Thursday, February 10, 2011

Fallacies (3) – anecdotal evidence

There is nothing wrong with the informal use of anecdotal evidence (stories and examples) to explain or support a position or to “prove” a point. For example, we all do it frequently in conversation, and reporters do it in news articles. This use of anecdotal evidence is not usually considered a fallacy.

But in a formal report, such as a report of a scientific study, it is a fallacy to use anecdotal evidence if (1) the evidence is questionable or (2) the amount of evidence, however sound in itself, is insufficient. (More detail here.) Of course, the conclusion may be valid notwithstanding.

An example of the fallacy of anecdotal evidence

For example, during the 1940s the U.S. Government decided to introduce sodium fluoride into municipal water systems in the United States.

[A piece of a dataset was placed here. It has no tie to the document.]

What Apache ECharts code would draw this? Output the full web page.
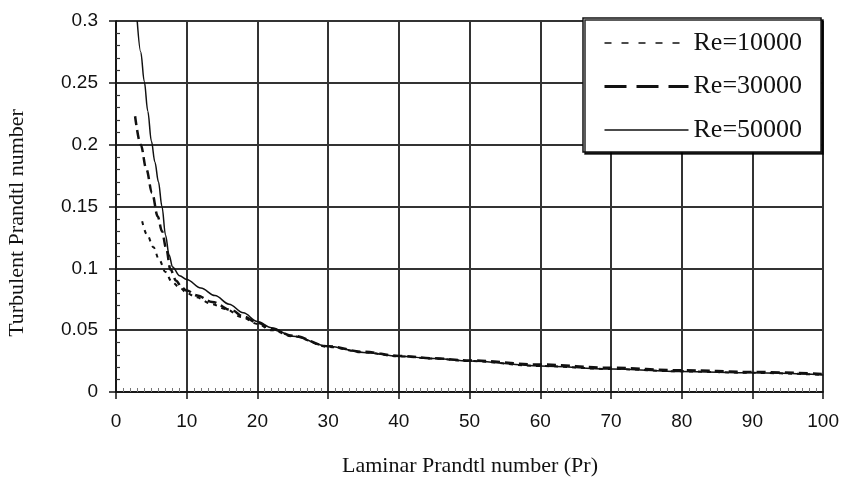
<!DOCTYPE html>
<html>
<head>
<meta charset="utf-8">
<script src="https://cdn.jsdelivr.net/npm/echarts@6.0.0/dist/echarts.min.js"></script>
<style>
  html, body { margin: 0; padding: 0; background: #fff; }
  #chart { width: 842px; height: 481px; }
</style>
</head>
<body>
<div id="chart"></div>
<script>
// Laminar Prandtl number (x) and turbulent Prandtl number (y) for each Reynolds number
const pr10000 = [3.7, 4.4, 5.3, 6.1, 7.0, 7.9, 9.1, 10, 11.3, 13.6, 15.5, 17.8, 20, 22, 25, 30, 35, 40, 45, 50, 60, 70, 80, 90, 100];
const prt10000 = [0.138, 0.127, 0.117, 0.107, 0.097, 0.089, 0.084, 0.080, 0.0766, 0.071, 0.067, 0.0605, 0.055, 0.050, 0.045, 0.0365, 0.032, 0.0288, 0.027, 0.025, 0.021, 0.0186, 0.0167, 0.0155, 0.0139];

const pr30000 = [2.7, 3.5, 4.3, 5.1, 5.9, 6.5, 7.1, 7.7, 8.5, 9.3, 10, 11.5, 13.6, 16.4, 18, 20, 22, 25, 30, 35, 40, 45, 50, 60, 70, 80, 90, 100];
const prt30000 = [0.223, 0.200, 0.180, 0.161, 0.142, 0.130, 0.116, 0.099, 0.090, 0.0845, 0.082, 0.078, 0.0728, 0.066, 0.061, 0.056, 0.051, 0.0455, 0.037, 0.0325, 0.0292, 0.0272, 0.0255, 0.0222, 0.0196, 0.0176, 0.0162, 0.0146];

const pr50000 = [3, 3.5, 4, 4.5, 5, 5.5, 6, 6.5, 7, 7.5, 8, 9, 10, 12, 14, 16, 18, 20, 22, 25, 30, 35, 40, 45, 50, 60, 70, 80, 90, 100];
const prt50000 = [0.300, 0.275, 0.251, 0.227, 0.203, 0.186, 0.170, 0.150, 0.127, 0.111, 0.101, 0.094, 0.091, 0.084, 0.078, 0.071, 0.064, 0.057, 0.052, 0.045, 0.037, 0.032, 0.029, 0.027, 0.025, 0.021, 0.0185, 0.0165, 0.0155, 0.0138];

const seriesNames = ['Re=10000', 'Re=30000', 'Re=50000'];
const xTitle = 'Laminar Prandtl number (Pr)';
const yTitle = 'Turbulent Prandtl number';

const pairs = (xs, ys) => xs.map((x, i) => [x, ys[i]]);

const ink = '#111';
const serif = '"Liberation Serif", "Times New Roman", serif';
const sans = '"Liberation Sans", Arial, sans-serif';

const chart = echarts.init(document.getElementById('chart'), null, { renderer: 'canvas' });

const baseLine = {
  type: 'line',
  symbol: 'none',
  showSymbol: false,
  smooth: 0.35,
  smoothMonotone: 'x',
  color: ink,
  xAxisIndex: 0,
  yAxisIndex: 0,
  animation: false
};

chart.setOption({
  backgroundColor: '#fff',
  animation: false,
  grid: { left: 116, right: 18, top: 21, bottom: 89, containLabel: false },
  xAxis: [
    {
      type: 'value', min: 0, max: 100, interval: 10, position: 'bottom',
      axisLine: { show: true, onZero: false, lineStyle: { color: ink, width: 1.5 } },
      axisTick: { show: true, length: 7, lineStyle: { color: ink, width: 1.5 } },
      axisLabel: { margin: 20, fontSize: 19, color: ink, fontFamily: sans },
      splitLine: { show: true, lineStyle: { color: '#333', width: 2 } }
    },
    {
      type: 'value', min: 0, max: 100, interval: 10, position: 'bottom',
      axisLine: { show: false },
      axisTick: { show: false, inside: true },
      axisLabel: { show: false },
      splitLine: { show: false },
      minorTick: { show: true, splitNumber: 10, length: 4, lineStyle: { color: '#777', width: 1 } }
    }
  ],
  yAxis: [
    {
      type: 'value', min: 0, max: 0.3, interval: 0.05, position: 'left',
      axisLine: { show: true, onZero: false, lineStyle: { color: ink, width: 1.5 } },
      axisTick: { show: true, length: 7, lineStyle: { color: ink, width: 1.5 } },
      axisLabel: {
        margin: 18, fontSize: 19, color: ink, fontFamily: sans,
        formatter: v => String(+v.toFixed(2))
      },
      splitLine: { show: true, lineStyle: { color: '#333', width: 2 } }
    },
    {
      type: 'value', min: 0, max: 0.3, interval: 0.05, position: 'left',
      axisLine: { show: false },
      axisTick: { show: false, inside: true },
      axisLabel: { show: false },
      splitLine: { show: false },
      minorTick: { show: true, splitNumber: 5, length: 4, lineStyle: { color: '#333', width: 1.2 } }
    }
  ],
  legend: {
    orient: 'vertical',
    left: 583,
    top: 18,
    padding: [12, 19, 9, 20],
    itemWidth: 84,
    itemHeight: 26,
    itemGap: 17.5,
    backgroundColor: '#fff',
    borderColor: ink,
    borderWidth: 1.5,
    shadowColor: 'rgba(0,0,0,0.85)',
    shadowBlur: 0,
    shadowOffsetX: 2,
    shadowOffsetY: 2,
    itemStyle: { opacity: 0 },
    textStyle: { fontSize: 26, fontFamily: serif, color: ink, lineHeight: 26 },
    data: [
      { name: seriesNames[0], lineStyle: { type: [7, 10], width: 1.5, color: ink } },
      { name: seriesNames[1], lineStyle: { type: [22, 10], width: 3, color: ink } },
      { name: seriesNames[2], lineStyle: { type: 'solid', width: 1.5, color: ink } }
    ]
  },
  graphic: [
    {
      type: 'text', x: 470, y: 466,
      style: { text: xTitle, x: 0, y: 0, align: 'center', verticalAlign: 'middle', fontSize: 22, fontFamily: serif, fill: ink }
    },
    {
      type: 'text', x: 17, y: 223, rotation: Math.PI / 2,
      style: { text: yTitle, x: 0, y: 0, align: 'center', verticalAlign: 'middle', fontSize: 22, fontFamily: serif, fill: ink }
    }
  ],
  series: [
    Object.assign({}, baseLine, {
      name: seriesNames[0],
      data: pairs(pr10000, prt10000),
      lineStyle: { color: ink, width: 2, type: [4, 5] }
    }),
    Object.assign({}, baseLine, {
      name: seriesNames[1],
      data: pairs(pr30000, prt30000),
      lineStyle: { color: ink, width: 2.5, type: [9, 5] }
    }),
    Object.assign({}, baseLine, {
      name: seriesNames[2],
      data: pairs(pr50000, prt50000),
      lineStyle: { color: ink, width: 1.5, type: 'solid' }
    })
  ]
});
</script>
</body>
</html>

This decision was based on only one study of fluoridation, conducted in the cities of Newburgh and Kingston, New York. In that study, fluoride appeared to help prevent dental cavities in children between five and nine years of age.

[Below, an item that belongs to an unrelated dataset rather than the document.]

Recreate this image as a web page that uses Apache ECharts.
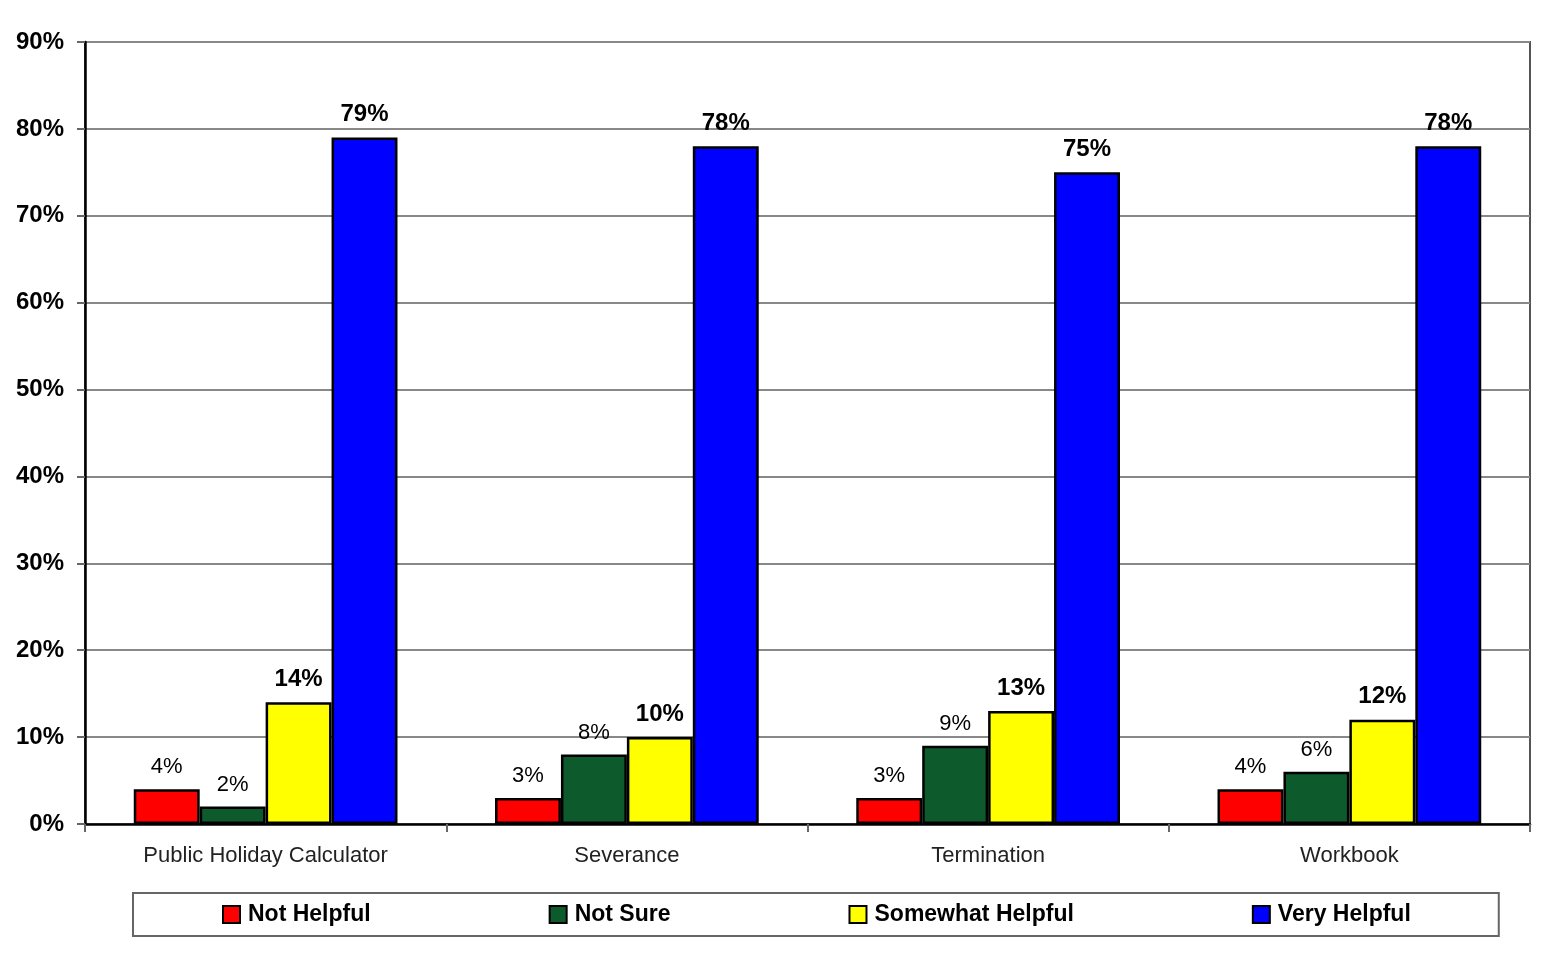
<!DOCTYPE html>
<html>
<head>
<meta charset="utf-8">
<script src="https://cdn.jsdelivr.net/npm/echarts@6/dist/echarts.min.js"></script>
<style>
  html, body { margin: 0; padding: 0; background: #fff; }
  #chart { width: 1544px; height: 965px; }
</style>
</head>
<body>
<div id="chart"></div>
<script>
// categories and series values (percent)
const categories = ['Public Holiday Calculator', 'Severance', 'Termination', 'Workbook']
const notHelpful = [4, 3, 3, 4]
const notSure = [2, 8, 9, 6]
const somewhatHelpful = [14, 10, 13, 12]
const veryHelpful = [79, 78, 75, 78]

const font = '"Liberation Sans", Arial, sans-serif'

function makeSeries(name, data, color, bold) {
  return {
    name: name,
    type: 'bar',
    data: data,
    barGap: '0%',
    barCategoryGap: '27%',
    itemStyle: { color: color, borderColor: '#000', borderWidth: 2.5 },
    label: {
      show: true,
      position: 'top',
      distance: 11,
      formatter: '{c}%',
      color: '#000',
      fontFamily: font,
      fontSize: bold ? 24 : 22,
      fontWeight: bold ? 'bold' : 'normal'
    }
  }
}

const myChart = echarts.init(document.getElementById('chart'))
myChart.setOption({
  animation: false,
  backgroundColor: '#fff',
  grid: {
    left: 85, right: 14, top: 42, bottom: 141,
    show: true, borderColor: '#555', borderWidth: 2
  },
  legend: {
    left: 133, top: 893,
    padding: [10, 88, 10, 89],
    itemGap: 178,
    itemWidth: 17, itemHeight: 17,
    icon: 'rect',
    borderColor: '#666', borderWidth: 2,
    textStyle: { fontFamily: font, fontSize: 23, fontWeight: 'bold', color: '#000', padding: [0, 0, 0, 3] }
  },
  xAxis: {
    type: 'category',
    data: categories,
    axisLine: { lineStyle: { color: '#000', width: 2.5 } },
    axisTick: { show: true, length: 8, lineStyle: { color: '#666', width: 2 } },
    axisLabel: { fontFamily: font, fontSize: 22, color: '#222', margin: 21 }
  },
  yAxis: {
    type: 'value',
    min: 0, max: 90, interval: 10,
    axisLine: { show: true, lineStyle: { color: '#000', width: 2.5 } },
    axisTick: { show: true, length: 8, lineStyle: { color: '#666', width: 2 } },
    splitLine: { lineStyle: { color: '#888', width: 2 } },
    axisLabel: { formatter: '{value}%', fontFamily: font, fontSize: 24, fontWeight: 'bold', color: '#000', margin: 21 }
  },
  series: [
    makeSeries('Not Helpful', notHelpful, '#FF0000', false),
    makeSeries('Not Sure', notSure, '#0D5B2C', false),
    makeSeries('Somewhat Helpful', somewhatHelpful, '#FFFF00', true),
    makeSeries('Very Helpful', veryHelpful, '#0000FF', true)
  ]
})
</script>
</body>
</html>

Today, many dentists and doctors are reconsidering whether fluoridation was prudent. I am not arguing for or against fluoridation here; my point is that the government apparently began, based on a small amount of evidence, a massive public health program that treated people of all ages. This action was probably a fallacy of anecdotal evidence.

The Takeaway: If you have occasion to write formal reports, be aware of the fallacy of anecdotal evidence. Ask whether your evidence is: (1) sound in itself and (2) sufficient to warrant generalization.

Related: Fallacies (2) – cherry picking

See disclaimer.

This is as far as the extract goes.